In the decades since, the venue has served as a cultural anchor and a diplomatic tool for soft power, so much so that Secretaries of State are mandated to be on the board. Lesser known is the role it played as a pipeline for Broadway, as it regularly hosted workshops of in-development plays and musicals that eventually pivoted to the Great White Way. (This current Tony season alone will include at least three shows—Schmigadoon and the revivals of Chess and The 25th Annual Putnam County Spelling Bee—that have been workshopped at the Kennedy Center in recent years.)
To be sure, all shows weren’t for everyone; visiting church groups might want to skip the Gay Men’s Chorus’ Pride concert (which was, of course, canceled last year). But by and large, the Kennedy Center was a steady presence that found new ways to promote American identity, whether that be Condoleezza Rice joining Yo-Yo Ma for a surprise classical duet or Diana Ross joining the National Symphony Orchestra for a night of disco. It was in the simplest of terms, a roulette wheel of high and low, formal and feisty. It was where world-class soprano Renée Fleming could record a podcast on neuroscience, The Roots could serve a hip-hop residency, Turandot could find a new ending, and Holland Taylor could take on the role of Texas Gov.
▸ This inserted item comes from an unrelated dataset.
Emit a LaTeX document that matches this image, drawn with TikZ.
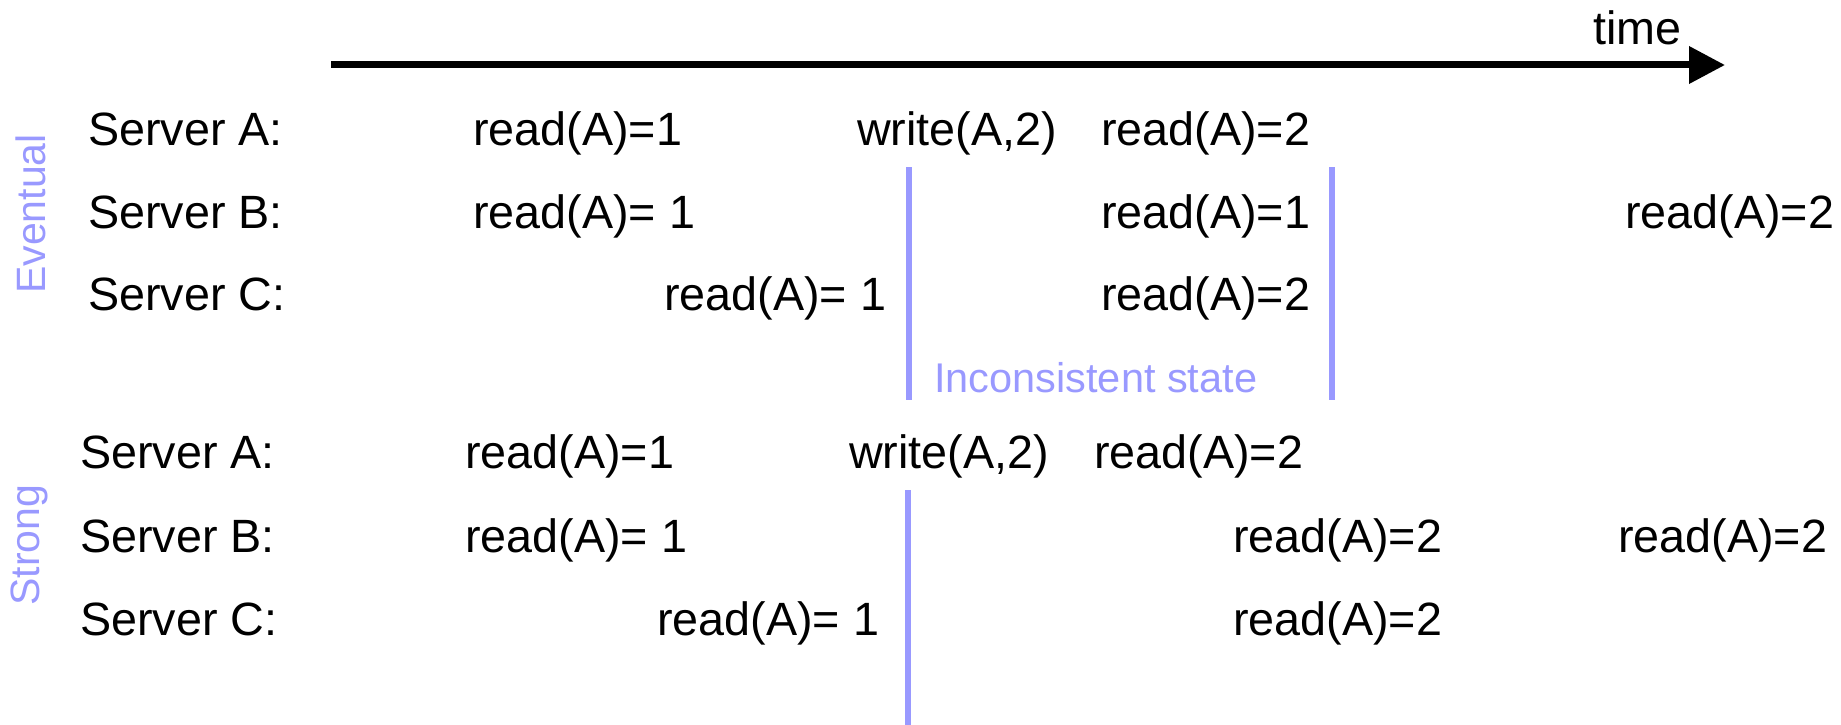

Ann Richards in a one-woman play. All the while, more than a million students rotated through for educational visits.
Then came Trump.
A developer and branding master before jumping into politics, Trump has long confused disruption with distinction. He was so divisive in his first term that artists refused to set foot in the Kennedy Center if he were there. The Kennedy Center Honors, the campus’ biggest gala, went on during his first term only after Trump promised to stay away. It was a slight that Trump did not forget, and he returned to Washington with a grievance to gut the place.
Within weeks of coming back, Trump dismissed the widely respected president and put in her place his former spy chief, Ric Grennell. Artists canceled quicker than the list could be updated, from a production of Hamilton to a sold-out Issa Rae show. “There’s no way I would set foot in it now,” Wicked composer Stephen Schwartz said when he canceled his role in an upcoming National Opera fundraiser. (While the Administration’s policies were a major deterrent, the changes at how the Kennedy Center was being run certainly played a role. As another Kennedy staffer noted to me, Trump broke decades of tradition in booking shows that featured performers that were not part of the stage union. There was also plenty of evidence rival venues were booking shows that would have normally taken their turn at the Kennedy Center.)
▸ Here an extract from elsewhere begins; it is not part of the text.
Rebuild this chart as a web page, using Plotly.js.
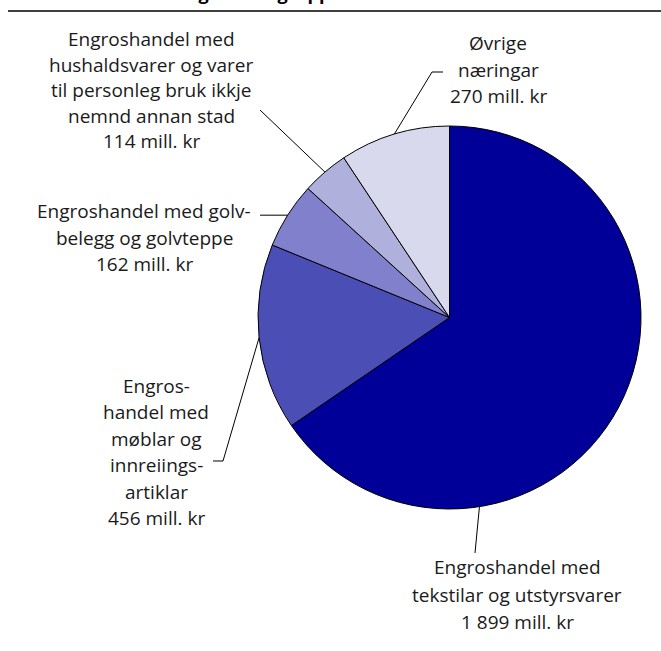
<!DOCTYPE html>
<html><head><meta charset="utf-8">
<script src="https://cdn.plot.ly/plotly-3.0.1.min.js"></script>
<style>html,body{margin:0;padding:0;background:#fff}</style>
</head><body><div id="chart" style="width:661px;height:651px"></div>
<script>
// ---- data ----
const categories = [
  "Engroshandel med tekstilar og utstyrsvarer",
  "Engroshandel med møblar og innreiingsartiklar",
  "Engroshandel med golvbelegg og golvteppe",
  "Engroshandel med hushaldsvarer og varer til personleg bruk ikkje nemnd annan stad",
  "Øvrige næringar"
];
const values = [1899, 456, 162, 114, 270];
const labelLines = [
  ["Engroshandel med", "tekstilar og utstyrsvarer"],
  ["Engros-", "handel med", "møblar og", "innreiings-", "artiklar"],
  ["Engroshandel med golv-", "belegg og golvteppe"],
  ["Engroshandel med", "hushaldsvarer og varer", "til personleg bruk ikkje", "nemnd annan stad"],
  ["Øvrige", "næringar"]
];
const unit = "mill. kr";
const titleText = "Omsetning i undergrupper";
const colors = ["#000099", "#4b4fb5", "#8080cc", "#b0b0dd", "#d9d9ee"];

// ---- layout helpers (pixels) ----
const W = 661, H = 651;
const px = x => x / W, py = y => 1 - y / H;
const pie = {cx: 449.5, cy: 317.5, r: 191.5};
const fmt = v => String(v).replace(/\B(?=(\d{3})+(?!\d))/g, " ");

// label first-line centre, line spacing, leader start points
const labelPos = [
  {x: 517, y0: 567, dy: 27.5, lead: [[475, 553]], angle: 171},
  {x: 156, y0: 386, dy: 26.4, lead: [[213, 461], [223, 461]]},
  {x: 144, y0: 211, dy: 26.5, lead: [[260, null]]},
  {x: 151, y0: 39, dy: 25.6, lead: [[260, 110]]},
  {x: 498, y0: 43, dy: 26.5, lead: [[443, 72], [432, 72]]}
];

const total = values.reduce((a, b) => a + b, 0);
let cum = 0;
const shapes = [];
const annotations = [];
values.forEach((v, i) => {
  const mid = (cum + v / 2) / total * 360;
  cum += v;
  const lp = labelPos[i];
  const a = (lp.angle !== undefined ? lp.angle : mid) * Math.PI / 180;
  const ex = pie.cx + pie.r * Math.sin(a), ey = pie.cy - pie.r * Math.cos(a);
  const pts = lp.lead.map(p => [p[0], p[1] === null ? ey : p[1]]);
  pts.push([ex, ey]);
  const path = pts.map((p, k) => (k ? "L" : "M") + px(p[0]).toFixed(5) + "," + py(p[1]).toFixed(5)).join(" ");
  shapes.push({type: "path", xref: "paper", yref: "paper", path: path, line: {color: "#000", width: 1}});
  const lines = labelLines[i].concat([fmt(v) + " " + unit]);
  lines.forEach((t, k) => {
    annotations.push({
      xref: "paper", yref: "paper", x: px(lp.x), y: py(lp.y0 + k * lp.dy), xanchor: "center", yanchor: "middle",
      showarrow: false, align: "center", text: t,
      font: {family: "Open Sans, sans-serif", size: 19, color: "#1a1a1a"}
    });
  });
});

// cut-off title and rule
annotations.push({
  xref: "paper", yref: "paper", x: px(108), y: py(7), xanchor: "left", yanchor: "bottom",
  showarrow: false, text: "<b>" + titleText + "</b>",
  font: {family: "Open Sans, sans-serif", size: 18, color: "#000"}
});
shapes.push({type: "line", xref: "paper", yref: "paper", x0: px(8), x1: 1, y0: py(11), y1: py(11),
  line: {color: "#000", width: 1.5}});

const trace = {
  type: "pie",
  values: values,
  labels: categories,
  sort: false,
  direction: "clockwise",
  rotation: 0,
  textinfo: "none",
  hoverinfo: "label+value",
  showlegend: false,
  marker: {colors: colors, line: {color: "#000", width: 1}},
  domain: {x: [px(pie.cx - pie.r), px(pie.cx + pie.r)], y: [py(pie.cy + pie.r), py(pie.cy - pie.r)]}
};

Plotly.newPlot("chart", [trace], {
  width: W, height: H,
  margin: {l: 0, r: 0, t: 0, b: 0},
  paper_bgcolor: "#fff",
  showlegend: false,
  shapes: shapes,
  annotations: annotations
}, {displayModeBar: false, staticPlot: true});
</script>
</body></html>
The cancellations escalated when Trump had his name installed on the meeting. Just last week, Philip Glass pulled a work commissioned by the National Symphony, saying Trump’s posture toward the arts was in conflict with his intentions behind a work paying tribute to Abraham Lincoln. That led to the National Symphony’s chief conductor to lament to The New York Times: “I cannot make everybody happy.”
The public has noticed the tumult. Ticket sales have dropped off dramatically and it’s not uncommon to have plenty of empty seats greeting performers who have been vocal about wanting politics out of their auditoriums. Instead, at most programs, the National Anthem serves as an overture.
The dissonance around Washington has not bent Trump. When it came time for last year’s Kennedy Center Honors, Trump dictated the list himself and hinted the next season’s schedule would be of his making, befitting the nation’s 250th anniversary. Instead, it’s going to a season of silence, starting on July 4. (The future of the Kennedy Center Honors and another high-profile event, the Mark Twain Prize, remain an open question, as does a home for existing residents like the National Symphony.)
Maybe that’s the lowest level of drama available. Things had become increasingly problematic for the center as marquee acts declined to book their Washington tours at the Kennedy Center, opting instead for venues around town that previously would have struggled to compete for such shows when the Kennedy Center was offering their space. Even the Washington National Opera—which increased its endowment from $8 million to $30 million since 2018—left the center to find a home elsewhere rather than continue under the baton of Maestro Trump and his terms.
It fits with the broader pattern of Trump demolishing—in some cases, literally—traditionally staid institutions in Washington. He already has leveled the East Wing of the White House, paved over the Jacqueline Kennedy Rose Garden, slapped his name on a State Department building, annexed D.C.’s golf courses, mulled a new terminal for the region’s main international airport, even edited text about him in Smithsonian exhibitions to erase his past impeachments. There is talk of a Paris-style arch named after him, too, that would dwarf the nearby Lincoln Memorial.
But the unilateral decision to close the Kennedy Center for two years of upgrades—or a teardown perhaps—is a step beyond. The Kennedy Center is a quasi-governmental arts organization, chartered by Congress but funded mostly with private dollars and ticket sales, meaning it is not exactly clear how Trump is getting away with his summary closure. (Don’t look now, but talk has already turned to pardons to excuse what’s unfolding.)
Democrats in Congress, of course, have questions. But they also had questions when Trump remade the board of trustees and put his name on a building that was designated by law to be a memorial to Kennedy. Answers never made their way to those asking. Instead, the show goes on without any sign of a rewrite.
Even Grennell, the Kennedy Center’s Trump-picked chief, acknowledged in a note to staff that this was an on-the-fly operation. “We recognize this creates many questions as we plan to temporarily close most of our operations. We will have more information about staffing and operational changes in the coming days,” he said in a memo. In a public statement, Grennell followed-up with Trumpist bravado: “I am confident this sets the stage for a stronger, revitalized National Cultural and Entertainment Complex.”
A stage, of course, dictated by Trump’s aesthetics and that puts him at center stage. After all, in his mind, America is but a one-man show.